Digital Rights Ireland challenges the government

Via Bernard and Damien comes news that Digital Rights Ireland is going to challenge the constitutionality of an Irish law which mandates telcos operating in Ireland to retain the details of all electronic traffic for 3 years.

This data can be requested from the telcos by the Gardai (Ireland’s police force) without a court order if the Gardaí are satisfied that it might be useful in the prevention of a (not limited to serious) crime.

When you consider that your mobile phone is constantly broadcasting your location under current legislation you are, when carrying one, effectively wearing a tracking device for the Gardaí (one with a three year memory).

Support Digital Rights Ireland in this battle. Let everyone you know, know about this and head on over to the Digital Rights Ireland support page and lend them some support.

3 thoughts on “Digital Rights Ireland challenges the government”
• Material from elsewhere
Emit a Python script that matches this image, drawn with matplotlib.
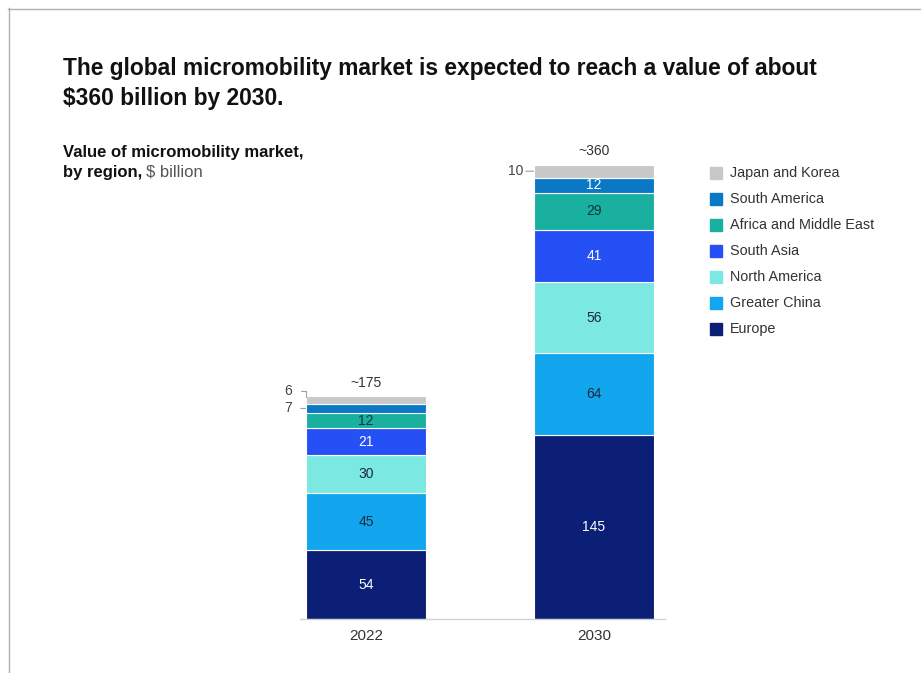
import numpy as np
import matplotlib.pyplot as plt
from matplotlib.lines import Line2D
from matplotlib.patches import Rectangle

plt.rcParams['font.family'] = ['Liberation Sans', 'DejaVu Sans']

years = ['2022', '2030']
regions = ['Europe', 'Greater China', 'North America', 'South Asia',
           'Africa and Middle East', 'South America', 'Japan and Korea']
values = {
    'Europe': [54, 145],
    'Greater China': [45, 64],
    'North America': [30, 56],
    'South Asia': [21, 41],
    'Africa and Middle East': [12, 29],
    'South America': [7, 12],
    'Japan and Korea': [6, 10],
}
totals = ['~175', '~360']

colors = {
    'Europe': '#0a1f75',
    'Greater China': '#12a6ee',
    'North America': '#7ce8e2',
    'South Asia': '#2450f5',
    'Africa and Middle East': '#19b0a0',
    'South America': '#0b78c6',
    'Japan and Korea': '#c8c8cb',
}
text_colors = {
    'Europe': 'white',
    'Greater China': '#1a2a40',
    'North America': '#1a2a40',
    'South Asia': 'white',
    'Africa and Middle East': '#0c3a36',
    'South America': 'white',
    'Japan and Korea': '#333333',
}
# segments too thin for an inside label, labelled to the left instead
outside = {('South America', 0), ('Japan and Korea', 0), ('Japan and Korea', 1)}

W, H = 921, 673
fig = plt.figure(figsize=(W / 100, H / 100), dpi=100)

# thin frame along the top and left edges
fig.add_artist(Line2D([8.5 / W, 8.5 / W], [0, 1 - 8 / H], color='#b0b0b0', lw=1))
fig.add_artist(Line2D([8 / W, 1], [1 - 8.5 / H, 1 - 8.5 / H], color='#b0b0b0', lw=1))

ax = fig.add_axes([300 / W, 1 - 619 / H, 365 / W, 483.4 / H])
x = np.arange(len(years))
width = 0.53
bottom = np.zeros(len(years))
for r in regions:
    v = np.array(values[r], dtype=float)
    ax.bar(x, v, width, bottom=bottom, color=colors[r], edgecolor='white',
           linewidth=0.8, label=r)
    for i in range(len(years)):
        if (r, i) in outside:
            continue
        ax.text(x[i], bottom[i] + v[i] / 2, str(values[r][i]), ha='center',
                va='center', fontsize=10, color=text_colors[r])
    bottom += v

# small segment labels with leader lines
sa0 = values['Europe'][0] + values['Greater China'][0] + values['North America'][0] \
    + values['South Asia'][0] + values['Africa and Middle East'][0]
left = x - width / 2
ax.annotate(str(values['South America'][0]), xy=(left[0], sa0 + values['South America'][0] / 2),
            xytext=(left[0] - 0.075, sa0 + values['South America'][0] / 2),
            ha='center', va='center', fontsize=10, color='#444444',
            arrowprops=dict(arrowstyle='-', color='#9aa0a6', lw=0.8,
                            shrinkA=4, shrinkB=0))
ax.annotate(str(values['Japan and Korea'][0]), xy=(left[0], bottom[0] - 0.5),
            xytext=(left[0] - 0.075, bottom[0] + 4.5),
            ha='center', va='center', fontsize=10, color='#444444',
            arrowprops=dict(arrowstyle='-', color='#9aa0a6', lw=0.8,
                            shrinkA=4, shrinkB=0,
                            connectionstyle='angle,angleA=0,angleB=90,rad=0'))
ax.annotate(str(values['Japan and Korea'][1]), xy=(left[1], bottom[1] - values['Japan and Korea'][1] / 2),
            xytext=(left[1] - 0.08, bottom[1] - values['Japan and Korea'][1] / 2),
            ha='center', va='center', fontsize=10, color='#444444',
            arrowprops=dict(arrowstyle='-', color='#9aa0a6', lw=0.8,
                            shrinkA=6, shrinkB=0))

for i in range(len(years)):
    ax.text(x[i], bottom[i] + 5, totals[i], ha='center', va='bottom',
            fontsize=10, color='#333333')

ax.set_xlim(-66 / 228, 1 + 71 / 228)
ax.set_ylim(0, 380)
ax.set_xticks(x)
ax.set_xticklabels(years, fontsize=11, color='#333333')
ax.tick_params(axis='x', length=0, pad=7)
ax.set_yticks([])
for s in ['top', 'right', 'left']:
    ax.spines[s].set_visible(False)
ax.spines['bottom'].set_color('#cfd3d8')
ax.spines['bottom'].set_linewidth(1)

# legend drawn as a column of squares, top entry first
lx, ly0, dy = 710, 173, 26
for k, r in enumerate(regions[::-1]):
    yy = ly0 + k * dy
    fig.add_artist(Rectangle((lx / W, 1 - (yy + 6) / H), 12 / W, 12 / H,
                             color=colors[r], transform=fig.transFigure))
    fig.text(730 / W, 1 - yy / H, r, ha='left', va='center', fontsize=10.4,
             color='#333333')

fig.text(63 / W, 1 - 68 / H,
         'The global micromobility market is expected to reach a value of about',
         ha='left', va='center', fontsize=16.4, fontweight='bold', color='#111111')
fig.text(63 / W, 1 - 98 / H, '$360 billion by 2030.',
         ha='left', va='center', fontsize=16.4, fontweight='bold', color='#111111')

fig.text(63 / W, 1 - 152 / H, 'Value of micromobility market,', ha='left',
         va='center', fontsize=12, fontweight='bold', color='#111111')
t = fig.text(63 / W, 1 - 172 / H, 'by region,', ha='left', va='center',
             fontsize=12, fontweight='bold', color='#111111')
fig.canvas.draw()
bb = t.get_window_extent()
fig.text((bb.x1 + 4) / W, 1 - 172 / H, '$ billion', ha='left', va='center',
         fontsize=12, color='#555555')

fig.savefig('out.png', dpi=100, facecolor='white')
  1. Wow. That’s scary stuff, even for those of us who don’t live in Ireland. At least your government tells you they’re spying on you. 🙂

  2. Sorry Tom. Can’t agree with you on this one. What about the key role mobile phone location info played in tracking the Enniskillen bombers and in the Robert Holohan case? Surely if you’re worried about your civil liberties you can just but a prepaid phone from a supermarket and not register ownership details?

  3. Michael,

    in both of the cases you refer to the records were requested within a couple of weeks (in the Holohan case, days) of the act. There is absolutely no justification for requiring the telcos to hold the records for three years.

    And in either of those cases a judge would have granted a court order in a heartbeat.

    So I firmly believe there is no justification for either forcing the telcos to keep the info for that long nor is there justification for allowing the Gardaí unfettered access to it.